Et puis ? Retour de Mr T ?? Cela ne pouvait pas être si simple. Company B, une des pièces emblématique de la compagnie depuis 1991, est à première vu un ballet solaire dans la veine d’Auréole. Sur des célèbres tubes des Andrews Sisters qui chantaient à la fin des années 40, des danseurs des deux sexes en uniforme de l’armée américaine s’en donnent à cœur joie. Il y a les couples heureux, qui enchaînent quelques passes de swing (Pensylvania Polka pour Laura Halzack et Jeffrey Smith) tandis que Francisco Graciano, frémissant de toute sa colonne vertébrale, saute aux quatre coins de la scène en attendant son grand soir (Tico-Tico).
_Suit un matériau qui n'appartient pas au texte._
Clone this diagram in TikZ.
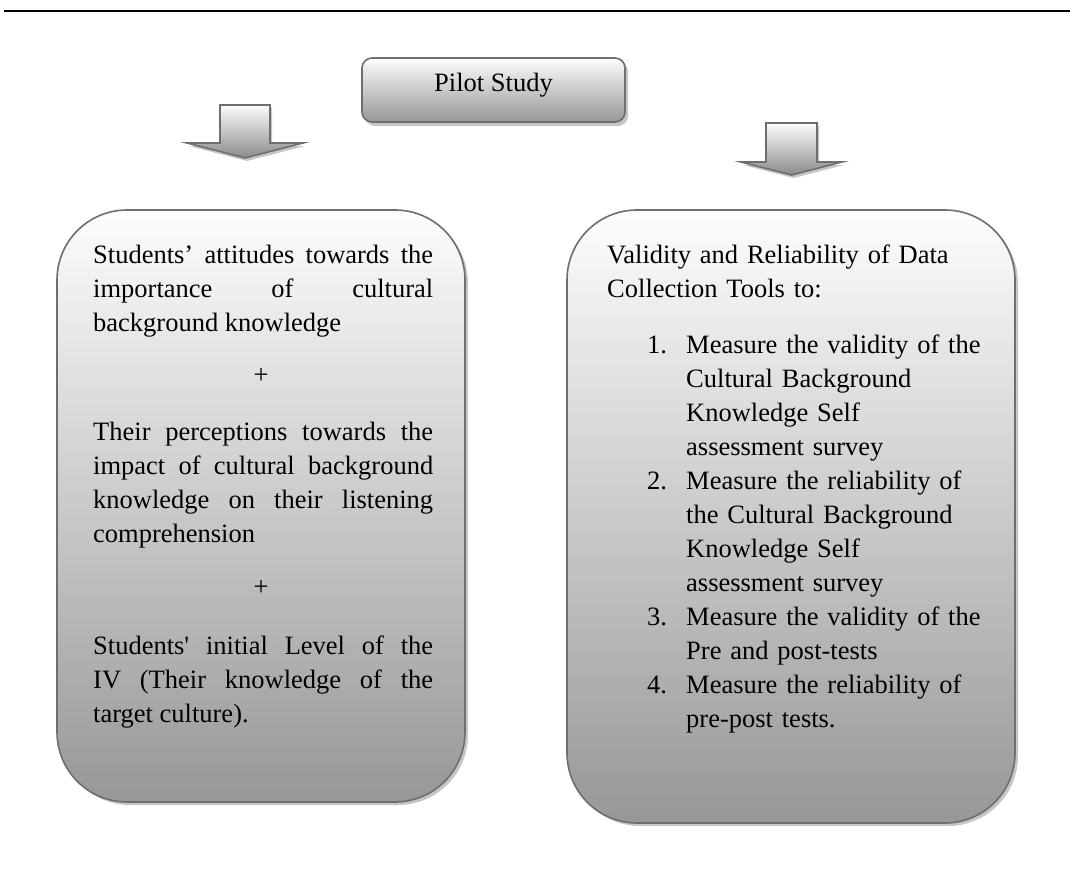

Dans ce monde festif, les garçons les plus improbables attirent des essaims de jolies donzelles énamourées (James Sanson, irrésistible en géant binoclard) et une fille peut à elle toute seule (Eran Bugge) transformer toute la distribution masculine en lions de chez Medrano par quelques œillades bien senties (Rum and Coca Cola). La pièce est, on vous le dit, roborative. Robert Kleinendorst traduit l’exaltation du jeune homme par des sauts obliques et des roulades au sol à couper le souffle. On a également sa dose de romantisme avec le solo de la fille sur « I Can Dream, Can’t I ? » (la très brune Parisa Khodbesh et son lyrisme inné) et le pas de deux entre Amy Young et Sean Mahonney. Le bonheur ? On en oublierait presque que parfois, un danseur s’effondre en plein milieu d’un groupe en liesse, que les garçons qui traversent la scène au ralenti et en contre-jour miment des lancers de grenade et des assauts à la mitraillette. On pourrait ne pas remarquer qu’Amy Young, à la fin de son pas de deux sur « There Will Never Be Another You », s’agenouille comme on le fait devant une tombe. Celle d’un soldat.
Company B est un bon moyen de rappeler qu’il n’y a pas de Dr Taylor ou de Mr T. Paul Taylor n’est pas un créateur manichéen. Avec lui, la joie est toujours teintée de mélancolie et l’horreur arbore son plus beau sourire caustique.